When I’m working, I tend to oscillate between podcasts and music. The podcasts are for when I’m putting the pages together and don’t need to focus as intently as when I’m writing and/or editing. When doing the latter, I put on music. Yesterday, I switched to seeking out a Tom Waits song after listening to one of my favorite Christmas songs, which is also by him, “Christmas Card from a Hooker in Minneapolis.” when I came across the live version of, “Tom Traubert’s Blues: Four Sheets to the Wind in Copenhagen,” from 1977.
It’s always funny to me when I stumble upon something I like, and then I Google it, and turns out, oh, that’s just one of Waits’ most famous and notable songs.
Anyhow, as usual with Waits, the first thing you notice about any song of his you listen to is that gravelly, deep and distinctive voice. I get lost in the timbres of it sometimes, like allowing the tide of his vocal cords to wash over me in a visceral, aesthetic experience more than anything else. But, as happens when I have hours to work through in the office, I listened to the song numerous times, over-and-over again. Once I do that, then I start hearing and appreciating other aspects of the song. For one, how beautiful and melancholy it is, including the instrumentals supplementing Waits’ vocals, including his own from the piano.
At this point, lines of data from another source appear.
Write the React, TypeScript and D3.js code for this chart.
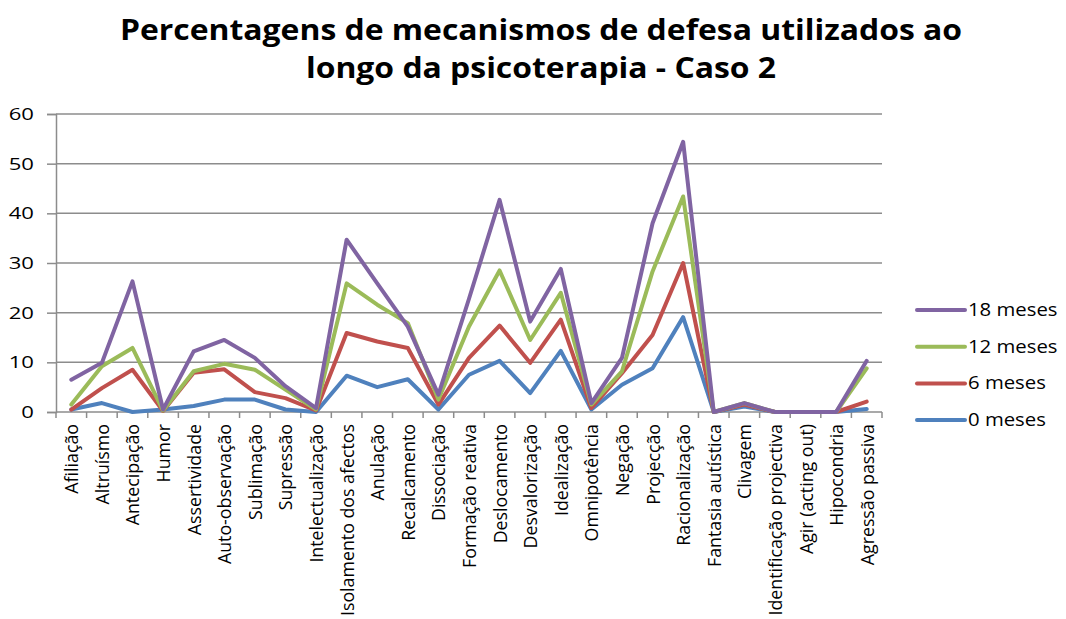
import * as d3 from 'd3';
import { useEffect, useRef } from 'react';

const categories = [
    'Afiliação', 'Altruísmo', 'Antecipação', 'Humor', 'Assertividade', 'Auto-observação',
    'Sublimação', 'Supressão', 'Intelectualização', 'Isolamento dos afectos', 'Anulação',
    'Recalcamento', 'Dissociação', 'Formação reativa', 'Deslocamento', 'Desvalorização',
    'Idealização', 'Omnipotência', 'Negação', 'Projecção', 'Racionalização',
    'Fantasia autística', 'Clivagem', 'Identificação projectiva', 'Agir (acting out)',
    'Hipocondria', 'Agressão passiva',
];

const meses0 = [0.5, 1.8, 0, 0.5, 1.2, 2.5, 2.5, 0.5, 0, 7.3, 5, 6.6, 0.5, 7.5, 10.3, 3.8, 12.3, 0.5, 5.5, 8.8, 19.1, 0, 1.1, 0, 0, 0, 0.6];
const meses6 = [0.5, 4.8, 8.5, 0.2, 7.9, 8.6, 4, 2.8, 0.3, 15.9, 14.2, 12.9, 1.5, 10.9, 17.4, 9.9, 18.6, 0.8, 7.8, 15.5, 30, 0, 1.5, 0, 0, 0, 2.1];
const meses12 = [1.5, 9.2, 12.9, 0.3, 8.2, 9.7, 8.5, 4.5, 0.5, 25.9, 21.6, 17.9, 2.5, 17.2, 28.5, 14.5, 24, 1.5, 8.2, 28.3, 43.4, 0, 1.8, 0, 0, 0, 8.8];
const meses18 = [6.5, 9.9, 26.3, 0.5, 12.2, 14.5, 10.9, 5.2, 0.8, 34.7, 25.9, 17.2, 3.5, 22.8, 42.7, 18.2, 28.8, 1.8, 10.9, 38, 54.4, 0, 1.8, 0, 0, 0, 10.3];

const yTicks = [0, 10, 20, 30, 40, 50, 60];

const series = [
    { name: '0 meses', values: meses0, color: '#4F81BD' },
    { name: '6 meses', values: meses6, color: '#C0504D' },
    { name: '12 meses', values: meses12, color: '#9BBB59' },
    { name: '18 meses', values: meses18, color: '#8064A2' },
];

const titleLines = ['Percentagens de mecanismos de defesa utilizados ao', 'longo da psicoterapia - Caso 2'];

export default function App() {
    const ref = useRef<SVGSVGElement | null>(null);

    useEffect(() => {
        const svg = d3.select(ref.current);
        svg.selectAll('*').remove();

        const width = 1066;
        const height = 619;
        const margin = { top: 114, right: 184, bottom: 207, left: 56 };
        const font = '"Open Sans", sans-serif';

        svg.attr('width', width).attr('height', height);
        svg.append('rect').attr('width', width).attr('height', height).attr('fill', '#fff');

        const x = d3.scaleBand()
            .domain(categories)
            .range([margin.left, width - margin.right]);

        const y = d3.scaleLinear()
            .domain([0, 60])
            .range([height - margin.bottom, margin.top]);

        // title (the original is stretched sideways a little)
        svg.append('g')
            .selectAll('text')
            .data(titleLines)
            .enter()
            .append('text')
            .attr('transform', (_d, i) => `translate(541,${40 + i * 38}) scale(1.1,1)`)
            .attr('text-anchor', 'middle')
            .attr('font-family', font)
            .attr('font-weight', 'bold')
            .attr('font-size', 29)
            .attr('fill', '#000')
            .text(d => d);

        // gridlines + y labels
        const yAxis = svg.append('g')
            .attr('transform', `translate(${margin.left},0)`)
            .call(d3.axisLeft(y).tickValues(yTicks).tickSize(9)
                .tickFormat(d3.format('d')));
        yAxis.select('.domain').attr('stroke', '#8c8c8c').attr('stroke-width', 1.5);
        yAxis.selectAll('line').attr('stroke', '#8c8c8c').attr('stroke-width', 1.5);
        yAxis.selectAll('text')
            .attr('x', -17)
            .attr('transform', 'scale(1.3,1)')
            .attr('font-family', font)
            .attr('font-size', 17)
            .attr('fill', '#000');

        svg.append('g')
            .selectAll('line')
            .data(yTicks.filter(t => t > 0))
            .enter()
            .append('line')
            .attr('x1', margin.left)
            .attr('x2', width - margin.right)
            .attr('y1', d => y(d))
            .attr('y2', d => y(d))
            .attr('stroke', '#8c8c8c')
            .attr('stroke-width', 1.5);

        // x axis
        const xAxisG = svg.append('g')
            .attr('transform', `translate(0,${y(0)})`);
        xAxisG.append('line')
            .attr('x1', margin.left)
            .attr('x2', width - margin.right)
            .attr('stroke', '#8c8c8c')
            .attr('stroke-width', 1.5);
        xAxisG.selectAll('.tick')
            .data([...categories.map(c => x(c)!), width - margin.right])
            .enter()
            .append('line')
            .attr('x1', d => d)
            .attr('x2', d => d)
            .attr('y1', 0)
            .attr('y2', 6)
            .attr('stroke', '#8c8c8c')
            .attr('stroke-width', 1.5);
        xAxisG.selectAll('text')
            .data(categories)
            .enter()
            .append('text')
            .attr('transform', d => `translate(${x(d)! + x.bandwidth() / 2 + 7},12) rotate(-90)`)
            .attr('text-anchor', 'end')
            .attr('font-family', font)
            .attr('font-size', 17.8)
            .attr('fill', '#000')
            .text(d => d);

        // lines
        const line = d3.line<number>()
            .x((_d, i) => x(categories[i])! + x.bandwidth() / 2)
            .y(d => y(d));

        svg.append('g')
            .selectAll('path')
            .data(series)
            .enter()
            .append('path')
            .attr('d', d => line(d.values))
            .attr('fill', 'none')
            .attr('stroke', d => d.color)
            .attr('stroke-width', 4)
            .attr('stroke-linejoin', 'round')
            .attr('stroke-linecap', 'round');

        // legend
        const legend = svg.append('g')
            .selectAll('g')
            .data([...series].reverse())
            .enter()
            .append('g')
            .attr('transform', (_d, i) => `translate(917,${310 + i * 36.7})`);
        legend.append('line')
            .attr('x1', 0)
            .attr('x2', 48)
            .attr('stroke', d => d.color)
            .attr('stroke-width', 4)
            .attr('stroke-linecap', 'round');
        legend.append('text')
            .attr('transform', 'translate(51,6) scale(1.13,1)')
            .attr('font-family', font)
            .attr('font-size', 18)
            .attr('fill', '#000')
            .text(d => d.name);
    }, []);

    return <svg ref={ref} style={{ position: 'absolute', left: 0, top: 0 }}></svg>;
}
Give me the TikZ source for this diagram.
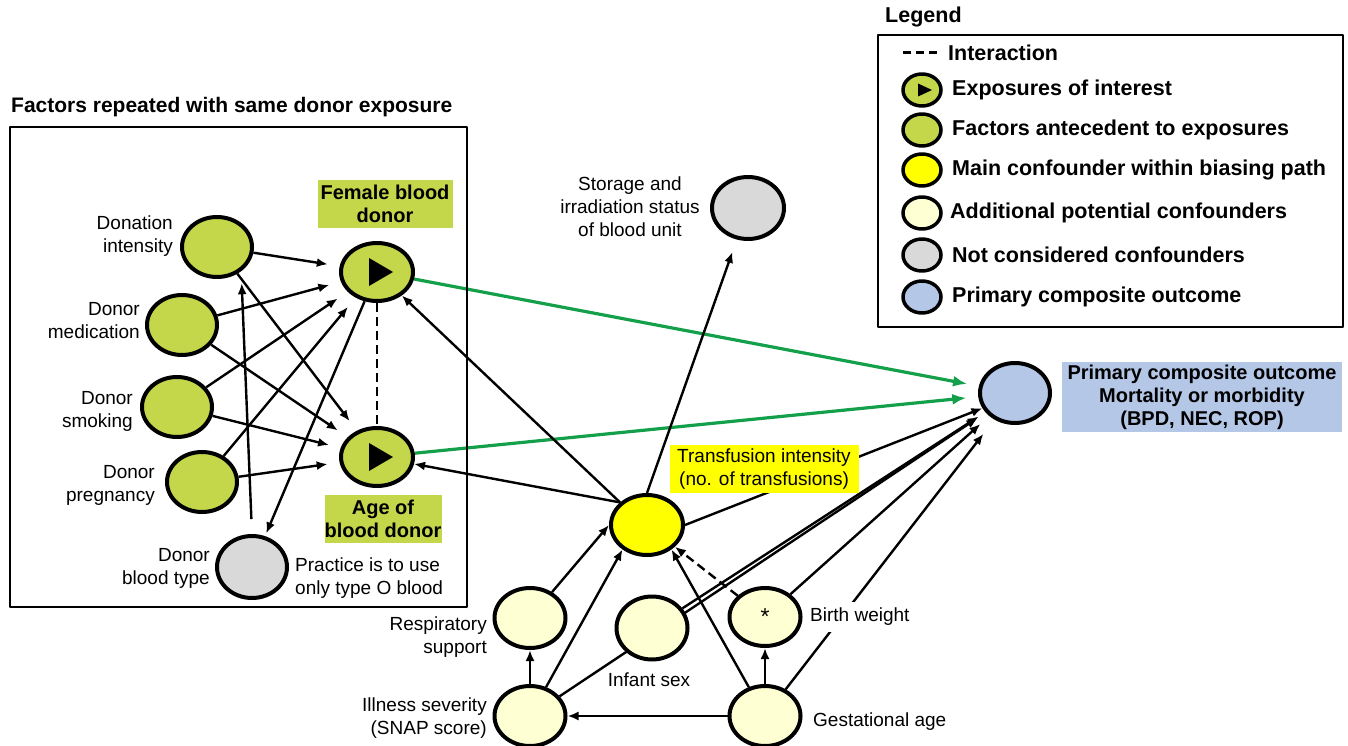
\documentclass[tikz,border=0pt]{standalone}
\usepackage{fontspec}
\setmainfont{Liberation Sans}
\usetikzlibrary{arrows.meta,shapes.geometric,backgrounds}
\definecolor{donorgreen}{RGB}{196,214,74}
\definecolor{mainyellow}{RGB}{255,255,0}
\definecolor{paleyellow}{RGB}{255,255,212}
\definecolor{notgray}{RGB}{217,217,217}
\definecolor{outblue}{RGB}{180,199,231}
\definecolor{pathgreen}{RGB}{20,160,75}
\begin{document}
\begin{tikzpicture}[x=1pt,y=-1pt,line cap=round,line join=round,
  every node/.style={font=\fontsize{19}{23}\selectfont,inner sep=2pt},
  circ/.style={ellipse,draw,line width=4pt,inner sep=0pt,minimum width=70pt,minimum height=60pt},
  fac/.style={circ,fill=donorgreen},
  expo/.style={circ,fill=donorgreen,minimum width=72pt,minimum height=58pt},
  mainc/.style={circ,fill=mainyellow,minimum width=72pt},
  addc/.style={circ,fill=paleyellow,minimum width=71pt,minimum height=60pt},
  notc/.style={circ,fill=notgray},
  outc/.style={circ,fill=outblue},
  legc/.style={circ,line width=3.5pt,minimum width=38pt,minimum height=32pt},
  tagbox/.style={align=center,inner sep=0pt,font=\bfseries\fontsize{20}{23}\selectfont},
  bld/.style={font=\bfseries\fontsize{21.5}{24}\selectfont,inner sep=0pt},
  arr/.style={line width=2.4pt,-{Latex[length=11pt,width=9pt]}},
  garr/.style={line width=3.2pt,draw=pathgreen,-{Latex[length=14pt,width=11pt]}},
  dsh/.style={line width=2.8pt,dash pattern=on 9pt off 5pt,line cap=butt}]
  \useasboundingbox (0,0) rectangle (1348,746);

  \node[bld,anchor=west,font=\bfseries\fontsize{21}{24}\selectfont] (title) at (11,107) {Factors repeated with same donor exposure};
  \draw[line width=2pt] (10,127) rectangle (467,607);

  \node[fac] (di) at (217,247) {};
  \node[fac] (dm) at (182,325) {};
  \node[fac] (ds) at (177,407) {};
  \node[fac] (dp) at (202,482) {};
  \node[notc,minimum height=62pt] (bt) at (252,567) {};
  \node[expo] (fem) at (377,272) {};
  \node[expo] (age) at (377,457) {};
  \foreach \e in {fem,age}
    \fill ([shift={(-8,-14)}]\e.center) -- ++(24,14) -- ++(-24,14) -- cycle;

  \node[anchor=east,align=right] (dil) at (175,236) {Donation\\intensity};
  \node[anchor=east,align=right] (dml) at (142,321) {Donor\\medication};
  \node[anchor=east,align=right] (dsl) at (135,411) {Donor\\smoking};
  \node[anchor=east,align=right] (dpl) at (157,485) {Donor\\pregnancy};
  \node[anchor=east,align=right] (btl) at (212,568) {Donor\\blood type};
  \node[anchor=west,align=left] (prl) at (293,578) {Practice is to use\\only type O blood};
  \node[tagbox,fill=donorgreen,minimum width=135pt,minimum height=48pt] (feml) at (385,204) {Female blood\\donor};
  \node[tagbox,fill=donorgreen,minimum width=117pt,minimum height=48pt] (agel) at (383,519) {Age of\\blood donor};

  \node[notc,minimum width=72pt,minimum height=62pt] (sto) at (748,208) {};
  \node[align=center] (stl) at (630,207) {Storage and\\irradiation status\\of blood unit};

  \node[mainc] (tr) at (647,525) {};
  \node[align=center,inner sep=0pt,fill=mainyellow,minimum width=189pt,minimum height=48pt] (trl) at (764,469) {Transfusion intensity\\(no. of transfusions)};

  \node[addc] (rs) at (530,618) {};
  \node[addc,minimum height=63pt] (is) at (652,628) {};
  \node[addc,minimum height=58pt,font=\fontsize{23}{23}\selectfont] (bw) at (765,617) {*};
  \node[addc] (ill) at (530,716) {};
  \node[addc] (ga) at (765,716) {};
  \node[anchor=east,align=right] (rsl) at (489,637) {Respiratory\\support};
  \node[anchor=east,align=right] (ilsl) at (489,718) {Illness severity\\(SNAP score)};
  \node (isl) at (649,680) {Infant sex};
  \node[anchor=west,fill=white,inner xsep=4pt,inner ysep=6pt] (bwl) at (806,617) {Birth weight};
  \node[anchor=west,inner xsep=4pt] (gal) at (809,722) {Gestational age};

  \node[outc] (out) at (1015,393) {};
  \node[tagbox,fill=outblue,minimum width=280pt,minimum height=70pt] (outl) at (1202,397) {Primary composite outcome\\Mortality or morbidity\\(BPD, NEC, ROP)};

  \node[bld,anchor=west] (legt) at (885,17) {Legend};
  \draw[line width=2pt] (878,35) rectangle (1343,327);
  \draw[line width=3pt,dash pattern=on 8pt off 5pt,line cap=butt] (903,53) -- (940,53);
  \node[bld,anchor=west] (l0) at (948,53) {Interaction};
  \node[legc,fill=donorgreen] (c1) at (922,90) {};
  \fill ([shift={(-4,-6.5)}]c1.center) -- ++(14,6.5) -- ++(-14,6.5) -- cycle;
  \node[legc,fill=donorgreen] (c2) at (922,130) {};
  \node[legc,fill=mainyellow] (c3) at (922,170) {};
  \node[legc,fill=paleyellow] (c4) at (922,213) {};
  \node[legc,fill=notgray] (c5) at (922,255) {};
  \node[legc,fill=outblue] (c6) at (922,297) {};
  \node[bld,anchor=west] (l1) at (952,90) {Exposures of interest};
  \node[bld,anchor=west] (l2) at (952,130) {Factors antecedent to exposures};
  \node[bld,anchor=west] (l3) at (952,170) {Main confounder within biasing path};
  \node[bld,anchor=west] (l4) at (950,213) {Additional potential confounders};
  \node[bld,anchor=west] (l5) at (952,255) {Not considered confounders};
  \node[bld,anchor=west] (l6) at (952,297) {Primary composite outcome};

  \begin{scope}[on background layer]
    \foreach \s in {di,dm,ds,dp}
      \foreach \t in {fem,age}
        \draw[arr,shorten >=12pt] (\s) -- (\t);
    \draw[arr,shorten >=3pt] (fem) -- (bt);
    \draw[arr,shorten <=15pt,shorten >=12pt] (bt.north) -- (di.-45);
    \draw[dsh] (fem) -- (age);
    \draw[garr,shorten >=12pt] (fem) -- (out);
    \draw[garr,shorten >=12pt] (age) -- (out);
    \draw[arr] (tr.140) -- (fem);
    \draw[arr] (tr.140) -- (age);
    \draw[arr,shorten >=13pt] (tr.north) -- (sto);
    \draw[arr] (tr.east) -- (out.205);
    \draw[arr,shorten >=10pt] (ill) -- (out);
    \draw[arr,shorten >=8pt] (is) -- (out);
    \draw[arr,shorten >=12pt] (bw) -- (out);
    \draw[arr,shorten >=18pt] (ga) -- (out);
    \draw[arr] (rs) -- (tr.west);
    \draw[arr] (ill) -- (tr.225);
    \draw[arr] (ill) -- (rs);
    \draw[arr] (ga) -- (ill);
    \draw[arr] (ga) -- (bw);
    \draw[arr] (ga) -- (tr.-45);
    \draw[arr,dash pattern=on 9pt off 5pt] (bw) -- (tr);
  \end{scope}
\end{tikzpicture}
\end{document}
The final thing I do when listening to a song on repeat is to pay attention to the lyrics. Looking at the background on the song, Waits essentially went to Skid Road in Los Angeles and from talking to every man there, they were there “because of a woman.” That seems like a romantic, hyperbolic flourish for songwriting purposes, but go with it. The Copenhagen subtitle of the song comes from his travels to Denmark and feeling lost. But also, what I gather from the Wikipedia page on the song is that the origins of the song, the muse for it, seems to be like a mosaic or how The Joker changes the origins of his scars. So, in that vein, I would argue the song is about the lonely scars we have and it doesn’t actually matter, per se, how they got there.
The constant refrain of, “Waltzing Matilda,” is so somber and tears at me. Waits said it’s like being alone on a street corner in a foreign place, but you can take that as either literal or metaphorical. I feel like crap, so I’m “waltzing Matilda,” kind of thing. Later in the song, it becomes clearer that Matilda is more metaphorical for this, as she’s “killed about a hundred.”
Consider these lyrics:
No, I don’t want your sympathy, the fugitives say
That the streets aren’t for dreaming now
Manslaughter dragnets and the ghosts that sell memories
They want a piece of the action anyhow go
Waltzing Matilda, Waltzing Matilda
You’ll go Waltzing Matilda with me
Agh, the “ghosts that sell memories.” The streets aren’t for dreaming. Maybe one day, sometime in the past, the streets were a sign of freedom, making it to the big city from some far off rural place, but the streets are of a different kind now, taken over by fugitives and ghosts.
And you can’t talk about this song without talking about, “And it’s a battered old suitcase to a hotel someplace / And a wound that will never heal.” Lost and abandoned and with gaping wounds. That hits me right in the … wound. Add in Waits distinctive vocals and the somber backup instrumentals, and what a sad, sad song this is.
Also, on the level of being a live performance, this has to be one of the better ones I’ve heard. Some of the best songs just need to be live, and no studio version can touch it because with the live version, you get the emotion on the face of the singer. Untouchable.
This is a rich, visceral song, like a poem come to life to waltz, or stumble, into a dark pit somewhere.
What do you make of it? Are you a Waits fan?